Anyway it’s good. If you have any questions drop me a line on friendpalz.
October 3rd, 2010 at 1:46 am
I kind of see this film as a direct extension of Fight Club, but whereas in that film the Narrator had to invent an alternate personality and actually BECOME that person, The Social Network explores how we have all ostensibly become Tyler Durden. But instead of splitting our personalities in two we are able to carefully select photographs and profile pictures, witty quips for our status updates, ect ect ect. Now we can all look how we want to look, talk how we want to talk, and fuck how we want to fuck. The only problem is that it’s all an elaborate simulacra. None of it is real.

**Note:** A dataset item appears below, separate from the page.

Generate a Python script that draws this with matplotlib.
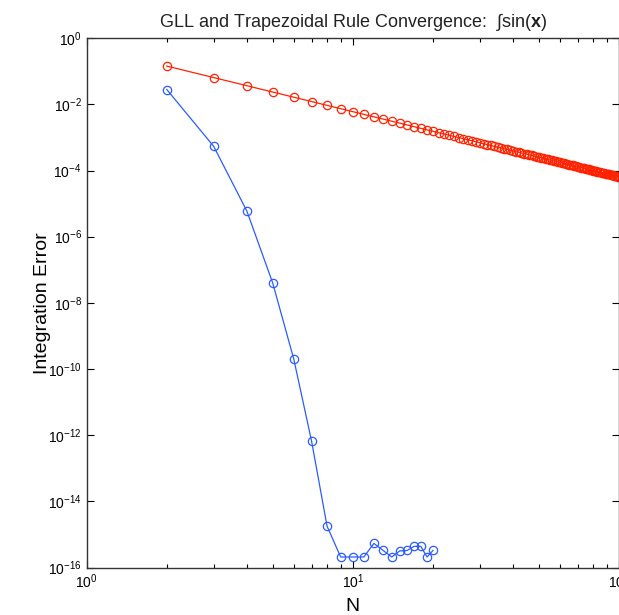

Too, The Social Network exposes and lays bare the postmodern condition more clearly than I have seen since Bret Easton Ellis’s magnum opus, American Psycho. So much of our lives are online. I would wager to say that a majority of my college memories are tied directly to which photographs I have been tagged in. The moments not photographed and cataloged online might just as well have never happened. Lost in the ether. Because I have the photographs, and the comments page to match, the documented moments somehow feel more REAL than the moments that only exist in my mind and so accordingly, the actual experiences have increasingly become based around creating an opportunity for the perfect snapshot that will just DEMAND 50 responses and a few dozen “likes”. It is a perfect scheme to feed our culture’s growing narcissism; our everyday lives are now ruled by photo ops, moments where we can prove, “yes, I do in fact exist.”